Keep only the lines where "LaTeX" appears.

Figure scripts:
====
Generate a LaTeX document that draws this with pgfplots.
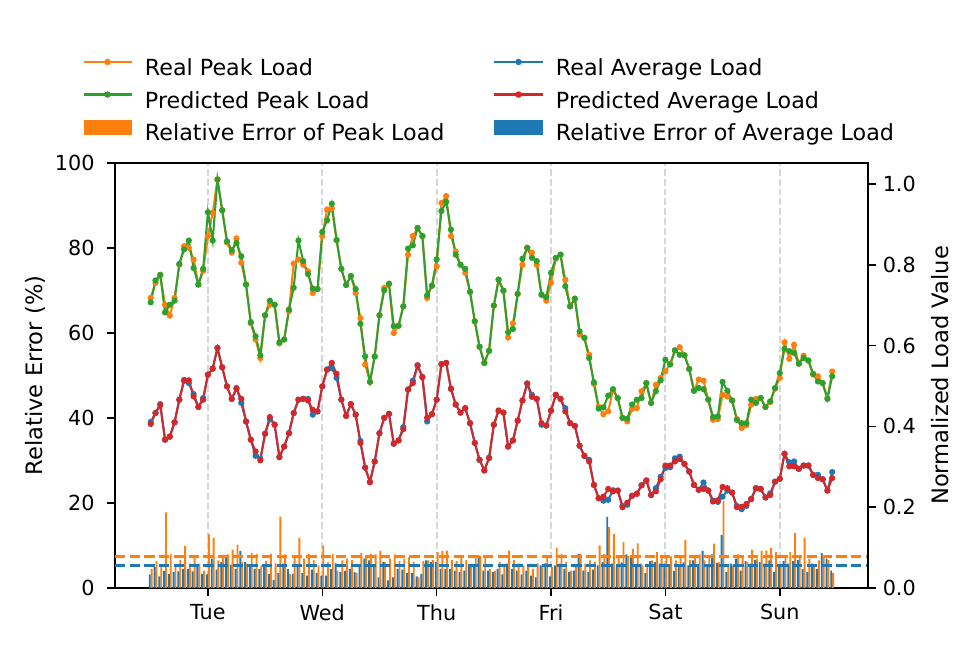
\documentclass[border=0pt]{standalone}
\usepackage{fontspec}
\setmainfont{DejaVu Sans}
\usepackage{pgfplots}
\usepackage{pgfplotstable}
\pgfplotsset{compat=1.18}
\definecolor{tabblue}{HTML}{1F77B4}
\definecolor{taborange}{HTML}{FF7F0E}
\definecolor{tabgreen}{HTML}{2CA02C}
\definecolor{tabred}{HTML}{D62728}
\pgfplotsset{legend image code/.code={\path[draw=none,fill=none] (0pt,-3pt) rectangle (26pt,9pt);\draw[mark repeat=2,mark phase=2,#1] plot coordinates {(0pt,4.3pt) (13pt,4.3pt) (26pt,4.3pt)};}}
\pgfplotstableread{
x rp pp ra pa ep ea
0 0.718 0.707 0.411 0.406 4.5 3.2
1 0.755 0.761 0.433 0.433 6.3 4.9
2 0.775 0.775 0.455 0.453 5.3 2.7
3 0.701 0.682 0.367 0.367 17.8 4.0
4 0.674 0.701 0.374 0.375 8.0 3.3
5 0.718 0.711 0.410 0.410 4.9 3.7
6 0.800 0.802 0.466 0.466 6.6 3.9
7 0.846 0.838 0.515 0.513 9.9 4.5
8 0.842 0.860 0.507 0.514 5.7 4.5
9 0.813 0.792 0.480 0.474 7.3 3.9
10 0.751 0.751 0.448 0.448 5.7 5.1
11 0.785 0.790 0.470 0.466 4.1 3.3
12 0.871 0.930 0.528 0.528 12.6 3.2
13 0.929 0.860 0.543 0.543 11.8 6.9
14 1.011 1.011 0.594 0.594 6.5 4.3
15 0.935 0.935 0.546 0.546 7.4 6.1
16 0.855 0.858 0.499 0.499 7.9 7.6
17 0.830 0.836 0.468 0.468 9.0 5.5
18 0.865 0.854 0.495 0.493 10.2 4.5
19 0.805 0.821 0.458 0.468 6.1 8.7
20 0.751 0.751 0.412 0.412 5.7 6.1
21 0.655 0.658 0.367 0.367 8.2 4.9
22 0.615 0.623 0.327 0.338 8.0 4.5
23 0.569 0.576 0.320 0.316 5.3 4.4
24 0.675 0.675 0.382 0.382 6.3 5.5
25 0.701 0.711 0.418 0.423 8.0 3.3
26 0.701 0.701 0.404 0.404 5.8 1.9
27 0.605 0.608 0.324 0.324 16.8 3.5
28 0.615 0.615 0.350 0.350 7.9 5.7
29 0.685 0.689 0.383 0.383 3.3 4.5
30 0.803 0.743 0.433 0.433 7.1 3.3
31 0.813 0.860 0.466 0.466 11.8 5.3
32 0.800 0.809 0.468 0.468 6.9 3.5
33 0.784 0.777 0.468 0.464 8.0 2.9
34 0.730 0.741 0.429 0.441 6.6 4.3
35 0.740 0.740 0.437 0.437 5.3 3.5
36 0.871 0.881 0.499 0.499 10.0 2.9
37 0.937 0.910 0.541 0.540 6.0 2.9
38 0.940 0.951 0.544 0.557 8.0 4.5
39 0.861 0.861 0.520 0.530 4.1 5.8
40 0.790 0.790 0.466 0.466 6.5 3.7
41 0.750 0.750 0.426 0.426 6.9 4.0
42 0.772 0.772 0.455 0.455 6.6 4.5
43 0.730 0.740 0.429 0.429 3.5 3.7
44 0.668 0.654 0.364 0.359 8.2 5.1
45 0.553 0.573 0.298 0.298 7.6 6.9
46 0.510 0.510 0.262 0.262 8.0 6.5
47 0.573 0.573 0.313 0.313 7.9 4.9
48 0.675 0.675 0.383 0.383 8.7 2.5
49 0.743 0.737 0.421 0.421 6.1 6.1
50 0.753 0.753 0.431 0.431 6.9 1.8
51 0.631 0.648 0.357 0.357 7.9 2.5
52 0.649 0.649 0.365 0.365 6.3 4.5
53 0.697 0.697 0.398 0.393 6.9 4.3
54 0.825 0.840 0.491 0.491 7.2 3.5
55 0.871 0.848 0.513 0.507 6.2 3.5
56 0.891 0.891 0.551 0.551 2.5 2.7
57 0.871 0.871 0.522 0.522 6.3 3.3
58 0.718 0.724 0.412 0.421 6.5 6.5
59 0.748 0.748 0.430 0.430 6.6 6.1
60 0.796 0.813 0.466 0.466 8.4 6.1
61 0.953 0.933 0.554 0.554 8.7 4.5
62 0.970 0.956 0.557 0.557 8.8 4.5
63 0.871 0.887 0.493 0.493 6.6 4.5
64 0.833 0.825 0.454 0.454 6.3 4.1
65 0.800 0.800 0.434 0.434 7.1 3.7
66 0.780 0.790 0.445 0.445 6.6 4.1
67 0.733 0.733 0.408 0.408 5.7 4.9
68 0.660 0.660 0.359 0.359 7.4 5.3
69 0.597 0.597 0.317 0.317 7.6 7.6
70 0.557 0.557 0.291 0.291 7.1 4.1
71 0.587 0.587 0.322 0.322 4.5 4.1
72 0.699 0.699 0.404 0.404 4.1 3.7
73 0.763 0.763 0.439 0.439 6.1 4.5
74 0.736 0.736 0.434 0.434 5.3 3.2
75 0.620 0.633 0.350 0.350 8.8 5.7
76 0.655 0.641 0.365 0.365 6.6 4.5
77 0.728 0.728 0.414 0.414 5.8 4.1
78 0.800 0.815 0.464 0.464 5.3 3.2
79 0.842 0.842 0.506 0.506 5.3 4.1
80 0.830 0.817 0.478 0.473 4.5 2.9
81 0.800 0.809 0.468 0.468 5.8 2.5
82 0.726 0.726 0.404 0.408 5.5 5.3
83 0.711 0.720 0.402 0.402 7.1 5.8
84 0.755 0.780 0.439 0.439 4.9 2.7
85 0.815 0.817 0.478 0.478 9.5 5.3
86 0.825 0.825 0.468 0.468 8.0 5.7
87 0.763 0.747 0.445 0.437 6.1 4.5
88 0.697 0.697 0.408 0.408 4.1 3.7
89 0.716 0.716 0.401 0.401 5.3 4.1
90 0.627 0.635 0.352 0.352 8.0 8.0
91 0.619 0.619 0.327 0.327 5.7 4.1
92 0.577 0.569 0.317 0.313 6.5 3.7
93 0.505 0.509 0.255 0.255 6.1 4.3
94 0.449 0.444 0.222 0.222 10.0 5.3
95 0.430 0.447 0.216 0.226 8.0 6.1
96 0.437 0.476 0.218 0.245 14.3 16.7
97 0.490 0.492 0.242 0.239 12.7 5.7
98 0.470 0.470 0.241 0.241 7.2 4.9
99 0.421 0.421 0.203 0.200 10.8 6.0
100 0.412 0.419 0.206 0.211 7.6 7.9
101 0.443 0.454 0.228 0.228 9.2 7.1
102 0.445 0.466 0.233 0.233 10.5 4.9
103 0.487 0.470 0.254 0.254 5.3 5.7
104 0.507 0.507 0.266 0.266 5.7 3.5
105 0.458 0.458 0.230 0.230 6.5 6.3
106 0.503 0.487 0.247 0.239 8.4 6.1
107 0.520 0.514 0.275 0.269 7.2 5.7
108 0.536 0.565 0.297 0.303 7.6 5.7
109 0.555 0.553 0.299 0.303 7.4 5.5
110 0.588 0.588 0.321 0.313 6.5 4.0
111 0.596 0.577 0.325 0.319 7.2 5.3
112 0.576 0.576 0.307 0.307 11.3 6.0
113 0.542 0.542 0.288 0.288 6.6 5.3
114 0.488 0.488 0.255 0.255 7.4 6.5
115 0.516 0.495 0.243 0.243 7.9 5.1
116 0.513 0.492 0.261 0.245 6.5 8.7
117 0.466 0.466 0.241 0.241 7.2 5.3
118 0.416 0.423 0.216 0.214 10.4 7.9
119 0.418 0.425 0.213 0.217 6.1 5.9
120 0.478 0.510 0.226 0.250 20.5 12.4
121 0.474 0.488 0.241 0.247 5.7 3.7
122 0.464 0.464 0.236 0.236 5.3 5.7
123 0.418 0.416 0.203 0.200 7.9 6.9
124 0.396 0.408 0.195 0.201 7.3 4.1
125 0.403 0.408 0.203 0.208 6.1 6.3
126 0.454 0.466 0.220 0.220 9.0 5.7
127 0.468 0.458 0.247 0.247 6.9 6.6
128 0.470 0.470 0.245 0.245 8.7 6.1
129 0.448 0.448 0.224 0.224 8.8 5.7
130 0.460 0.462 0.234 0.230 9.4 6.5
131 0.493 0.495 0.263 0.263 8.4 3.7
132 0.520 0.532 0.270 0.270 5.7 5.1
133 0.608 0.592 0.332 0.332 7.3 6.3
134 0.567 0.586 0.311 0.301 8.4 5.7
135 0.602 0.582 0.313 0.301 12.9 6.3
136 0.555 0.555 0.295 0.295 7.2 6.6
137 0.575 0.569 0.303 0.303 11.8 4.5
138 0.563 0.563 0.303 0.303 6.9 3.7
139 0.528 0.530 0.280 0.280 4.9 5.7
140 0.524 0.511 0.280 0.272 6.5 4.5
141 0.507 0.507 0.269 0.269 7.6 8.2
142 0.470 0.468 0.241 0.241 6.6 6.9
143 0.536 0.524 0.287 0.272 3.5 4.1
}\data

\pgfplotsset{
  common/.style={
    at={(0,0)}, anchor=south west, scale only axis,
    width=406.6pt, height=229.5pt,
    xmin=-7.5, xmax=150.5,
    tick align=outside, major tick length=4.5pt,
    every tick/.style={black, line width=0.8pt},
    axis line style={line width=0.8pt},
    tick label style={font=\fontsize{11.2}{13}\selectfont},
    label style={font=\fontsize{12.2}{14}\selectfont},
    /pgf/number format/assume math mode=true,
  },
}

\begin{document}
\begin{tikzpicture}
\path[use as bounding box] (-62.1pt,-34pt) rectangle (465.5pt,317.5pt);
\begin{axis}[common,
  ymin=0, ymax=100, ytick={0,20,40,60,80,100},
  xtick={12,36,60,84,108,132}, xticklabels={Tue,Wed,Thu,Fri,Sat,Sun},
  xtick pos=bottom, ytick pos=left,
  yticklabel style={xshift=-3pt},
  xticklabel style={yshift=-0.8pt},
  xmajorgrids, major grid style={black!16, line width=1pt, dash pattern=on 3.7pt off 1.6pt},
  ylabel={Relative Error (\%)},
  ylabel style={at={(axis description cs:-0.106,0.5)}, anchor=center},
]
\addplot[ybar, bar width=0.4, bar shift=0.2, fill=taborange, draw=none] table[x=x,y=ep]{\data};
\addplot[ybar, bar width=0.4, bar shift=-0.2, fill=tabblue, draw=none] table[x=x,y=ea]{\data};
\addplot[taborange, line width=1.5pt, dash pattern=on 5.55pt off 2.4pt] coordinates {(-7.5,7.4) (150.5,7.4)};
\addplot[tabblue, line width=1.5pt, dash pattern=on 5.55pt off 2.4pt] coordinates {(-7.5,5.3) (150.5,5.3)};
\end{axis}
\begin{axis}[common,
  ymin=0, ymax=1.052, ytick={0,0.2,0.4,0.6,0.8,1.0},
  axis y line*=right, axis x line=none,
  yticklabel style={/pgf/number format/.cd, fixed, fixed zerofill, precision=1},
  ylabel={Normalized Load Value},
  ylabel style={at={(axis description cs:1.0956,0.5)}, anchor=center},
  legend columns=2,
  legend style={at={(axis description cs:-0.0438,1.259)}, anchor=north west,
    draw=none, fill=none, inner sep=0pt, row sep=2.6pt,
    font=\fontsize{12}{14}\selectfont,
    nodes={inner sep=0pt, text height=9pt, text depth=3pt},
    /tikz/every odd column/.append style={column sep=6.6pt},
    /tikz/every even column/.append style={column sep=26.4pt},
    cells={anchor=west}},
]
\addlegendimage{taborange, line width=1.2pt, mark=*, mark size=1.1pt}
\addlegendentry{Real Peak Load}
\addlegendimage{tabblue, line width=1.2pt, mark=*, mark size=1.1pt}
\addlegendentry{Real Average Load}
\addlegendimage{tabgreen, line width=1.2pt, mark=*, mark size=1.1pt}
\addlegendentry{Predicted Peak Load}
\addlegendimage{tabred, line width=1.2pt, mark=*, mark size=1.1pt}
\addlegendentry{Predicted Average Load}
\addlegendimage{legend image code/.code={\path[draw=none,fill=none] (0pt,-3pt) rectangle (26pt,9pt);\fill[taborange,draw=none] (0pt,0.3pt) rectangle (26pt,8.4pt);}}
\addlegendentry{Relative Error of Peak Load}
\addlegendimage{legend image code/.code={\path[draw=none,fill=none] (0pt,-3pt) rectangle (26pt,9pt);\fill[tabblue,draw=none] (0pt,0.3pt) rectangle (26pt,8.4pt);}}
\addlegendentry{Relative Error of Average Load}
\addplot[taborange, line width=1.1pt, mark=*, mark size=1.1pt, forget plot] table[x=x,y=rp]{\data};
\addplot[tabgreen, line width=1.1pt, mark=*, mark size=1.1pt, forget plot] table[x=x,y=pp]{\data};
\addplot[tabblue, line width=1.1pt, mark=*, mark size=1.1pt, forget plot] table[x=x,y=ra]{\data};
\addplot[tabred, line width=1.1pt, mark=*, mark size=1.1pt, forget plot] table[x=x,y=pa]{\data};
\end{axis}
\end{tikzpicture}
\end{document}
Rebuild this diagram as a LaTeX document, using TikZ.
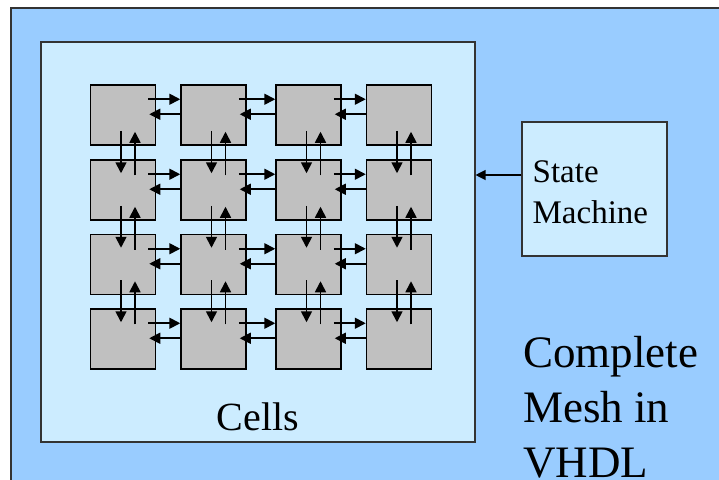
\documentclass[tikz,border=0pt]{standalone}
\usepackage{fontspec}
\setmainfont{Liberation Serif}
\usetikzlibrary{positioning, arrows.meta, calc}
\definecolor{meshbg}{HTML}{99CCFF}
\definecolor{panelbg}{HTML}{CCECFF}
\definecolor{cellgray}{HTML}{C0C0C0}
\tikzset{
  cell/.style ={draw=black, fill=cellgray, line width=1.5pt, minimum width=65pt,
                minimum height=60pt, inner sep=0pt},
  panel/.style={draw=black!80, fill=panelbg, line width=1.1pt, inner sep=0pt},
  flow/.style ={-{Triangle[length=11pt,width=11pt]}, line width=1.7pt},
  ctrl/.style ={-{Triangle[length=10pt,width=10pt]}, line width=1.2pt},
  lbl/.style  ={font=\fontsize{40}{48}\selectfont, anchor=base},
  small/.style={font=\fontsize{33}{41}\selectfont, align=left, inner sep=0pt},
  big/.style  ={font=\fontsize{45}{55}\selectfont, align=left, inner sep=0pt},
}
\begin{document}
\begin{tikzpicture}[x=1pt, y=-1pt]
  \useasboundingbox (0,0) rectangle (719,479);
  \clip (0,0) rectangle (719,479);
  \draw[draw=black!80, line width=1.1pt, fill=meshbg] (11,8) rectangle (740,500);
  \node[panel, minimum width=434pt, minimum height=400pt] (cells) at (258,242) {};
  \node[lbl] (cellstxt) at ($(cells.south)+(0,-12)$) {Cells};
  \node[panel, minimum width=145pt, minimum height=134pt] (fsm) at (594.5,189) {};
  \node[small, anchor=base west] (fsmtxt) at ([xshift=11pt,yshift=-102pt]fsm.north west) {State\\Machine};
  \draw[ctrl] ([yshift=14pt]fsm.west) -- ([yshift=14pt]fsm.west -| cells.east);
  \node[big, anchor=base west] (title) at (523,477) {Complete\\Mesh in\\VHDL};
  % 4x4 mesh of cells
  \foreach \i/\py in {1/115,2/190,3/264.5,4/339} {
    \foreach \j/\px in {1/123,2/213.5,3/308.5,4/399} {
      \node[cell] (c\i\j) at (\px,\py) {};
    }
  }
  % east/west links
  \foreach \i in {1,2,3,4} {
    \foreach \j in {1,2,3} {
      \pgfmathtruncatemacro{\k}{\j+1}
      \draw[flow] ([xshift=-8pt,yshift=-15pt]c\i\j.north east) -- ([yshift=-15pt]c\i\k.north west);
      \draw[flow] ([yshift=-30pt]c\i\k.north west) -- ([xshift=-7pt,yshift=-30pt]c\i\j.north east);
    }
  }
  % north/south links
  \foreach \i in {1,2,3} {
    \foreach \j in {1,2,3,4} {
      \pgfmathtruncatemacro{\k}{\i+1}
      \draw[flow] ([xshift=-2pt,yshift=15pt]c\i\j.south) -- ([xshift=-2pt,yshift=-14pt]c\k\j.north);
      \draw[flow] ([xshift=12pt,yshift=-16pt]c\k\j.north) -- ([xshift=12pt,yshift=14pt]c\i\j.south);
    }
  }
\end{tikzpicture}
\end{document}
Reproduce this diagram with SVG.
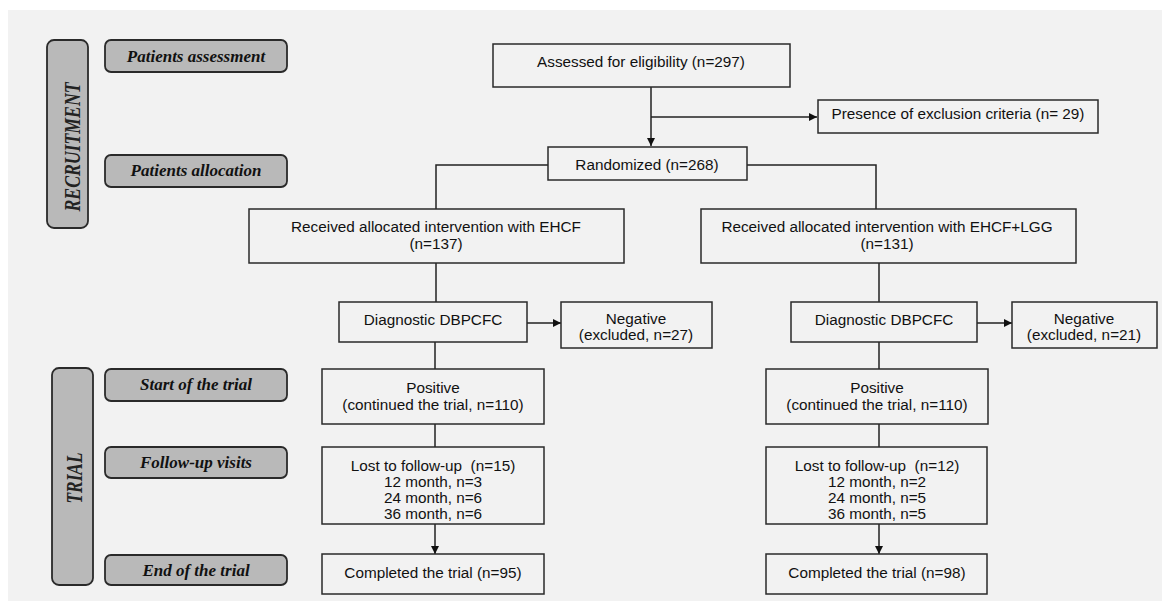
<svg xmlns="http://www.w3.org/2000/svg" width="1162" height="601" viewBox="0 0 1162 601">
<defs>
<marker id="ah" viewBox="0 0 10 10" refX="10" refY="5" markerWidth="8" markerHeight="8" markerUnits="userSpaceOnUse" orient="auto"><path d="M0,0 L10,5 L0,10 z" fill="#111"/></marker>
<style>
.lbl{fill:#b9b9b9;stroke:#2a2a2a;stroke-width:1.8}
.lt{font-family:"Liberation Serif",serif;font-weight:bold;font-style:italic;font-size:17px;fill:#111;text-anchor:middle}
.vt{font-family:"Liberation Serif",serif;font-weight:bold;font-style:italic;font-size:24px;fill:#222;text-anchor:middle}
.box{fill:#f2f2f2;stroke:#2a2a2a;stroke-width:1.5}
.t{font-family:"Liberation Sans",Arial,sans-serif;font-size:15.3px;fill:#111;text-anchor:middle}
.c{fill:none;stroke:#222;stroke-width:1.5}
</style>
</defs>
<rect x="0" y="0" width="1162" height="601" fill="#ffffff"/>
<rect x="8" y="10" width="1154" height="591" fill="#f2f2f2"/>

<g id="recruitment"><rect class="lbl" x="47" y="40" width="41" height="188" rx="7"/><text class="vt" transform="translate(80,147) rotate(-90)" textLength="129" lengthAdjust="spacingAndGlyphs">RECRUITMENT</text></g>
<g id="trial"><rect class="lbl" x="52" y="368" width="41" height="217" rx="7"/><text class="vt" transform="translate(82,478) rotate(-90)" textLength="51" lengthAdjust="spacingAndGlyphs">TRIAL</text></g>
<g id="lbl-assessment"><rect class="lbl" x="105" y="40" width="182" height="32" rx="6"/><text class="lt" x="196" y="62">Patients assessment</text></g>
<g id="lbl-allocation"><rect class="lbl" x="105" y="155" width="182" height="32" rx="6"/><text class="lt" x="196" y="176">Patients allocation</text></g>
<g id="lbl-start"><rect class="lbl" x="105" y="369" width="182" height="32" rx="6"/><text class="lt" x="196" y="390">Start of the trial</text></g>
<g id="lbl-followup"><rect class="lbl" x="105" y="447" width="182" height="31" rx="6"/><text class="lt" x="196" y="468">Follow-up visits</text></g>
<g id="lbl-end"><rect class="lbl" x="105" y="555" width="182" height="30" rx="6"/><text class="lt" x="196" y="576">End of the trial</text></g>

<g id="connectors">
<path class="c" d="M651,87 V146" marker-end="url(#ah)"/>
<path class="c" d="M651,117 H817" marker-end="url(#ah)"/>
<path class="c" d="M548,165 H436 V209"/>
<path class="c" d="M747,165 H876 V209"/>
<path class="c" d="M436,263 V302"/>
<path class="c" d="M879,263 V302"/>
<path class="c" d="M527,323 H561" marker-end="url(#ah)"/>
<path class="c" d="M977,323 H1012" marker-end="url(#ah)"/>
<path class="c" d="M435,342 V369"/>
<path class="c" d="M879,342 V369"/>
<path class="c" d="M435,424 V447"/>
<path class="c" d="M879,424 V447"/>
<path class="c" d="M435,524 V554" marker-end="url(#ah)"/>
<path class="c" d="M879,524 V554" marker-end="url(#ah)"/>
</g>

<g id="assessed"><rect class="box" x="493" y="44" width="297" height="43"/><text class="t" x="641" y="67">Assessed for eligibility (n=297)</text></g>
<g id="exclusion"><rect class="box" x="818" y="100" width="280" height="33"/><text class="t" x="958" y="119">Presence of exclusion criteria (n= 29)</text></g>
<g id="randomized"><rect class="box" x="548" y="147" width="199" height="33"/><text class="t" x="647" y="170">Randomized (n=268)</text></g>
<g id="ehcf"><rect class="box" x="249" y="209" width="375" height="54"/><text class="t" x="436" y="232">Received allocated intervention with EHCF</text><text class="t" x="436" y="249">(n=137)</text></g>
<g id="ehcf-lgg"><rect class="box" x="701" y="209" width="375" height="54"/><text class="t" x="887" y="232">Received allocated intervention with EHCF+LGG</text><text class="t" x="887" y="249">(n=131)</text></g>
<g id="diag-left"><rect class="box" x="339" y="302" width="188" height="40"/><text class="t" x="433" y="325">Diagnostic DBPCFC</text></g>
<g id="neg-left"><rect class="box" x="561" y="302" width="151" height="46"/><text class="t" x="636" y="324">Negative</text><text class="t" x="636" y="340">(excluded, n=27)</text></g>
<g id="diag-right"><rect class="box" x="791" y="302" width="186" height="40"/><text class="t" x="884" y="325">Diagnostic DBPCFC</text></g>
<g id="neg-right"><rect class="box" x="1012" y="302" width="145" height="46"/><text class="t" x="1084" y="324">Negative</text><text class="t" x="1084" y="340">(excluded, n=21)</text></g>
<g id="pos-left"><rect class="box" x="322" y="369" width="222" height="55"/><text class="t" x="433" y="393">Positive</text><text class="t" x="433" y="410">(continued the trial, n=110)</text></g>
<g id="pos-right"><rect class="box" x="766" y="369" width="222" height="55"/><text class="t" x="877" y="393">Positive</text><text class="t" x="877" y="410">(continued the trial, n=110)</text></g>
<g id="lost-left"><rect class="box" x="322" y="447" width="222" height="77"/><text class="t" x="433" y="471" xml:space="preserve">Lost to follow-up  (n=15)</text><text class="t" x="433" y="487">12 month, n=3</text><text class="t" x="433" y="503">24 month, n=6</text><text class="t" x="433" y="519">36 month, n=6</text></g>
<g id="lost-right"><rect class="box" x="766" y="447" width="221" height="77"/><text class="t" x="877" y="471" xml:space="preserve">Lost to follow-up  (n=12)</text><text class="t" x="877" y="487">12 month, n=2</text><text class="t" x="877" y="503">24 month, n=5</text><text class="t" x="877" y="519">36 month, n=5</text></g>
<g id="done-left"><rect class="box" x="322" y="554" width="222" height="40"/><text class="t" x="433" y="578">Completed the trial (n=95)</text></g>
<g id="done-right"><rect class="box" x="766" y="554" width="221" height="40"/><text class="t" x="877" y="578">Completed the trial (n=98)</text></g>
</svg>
====
__Solved problem__
Generate a LaTeX document that draws this with pgfplots.
Rebuild this diagram as a LaTeX document, using TikZ.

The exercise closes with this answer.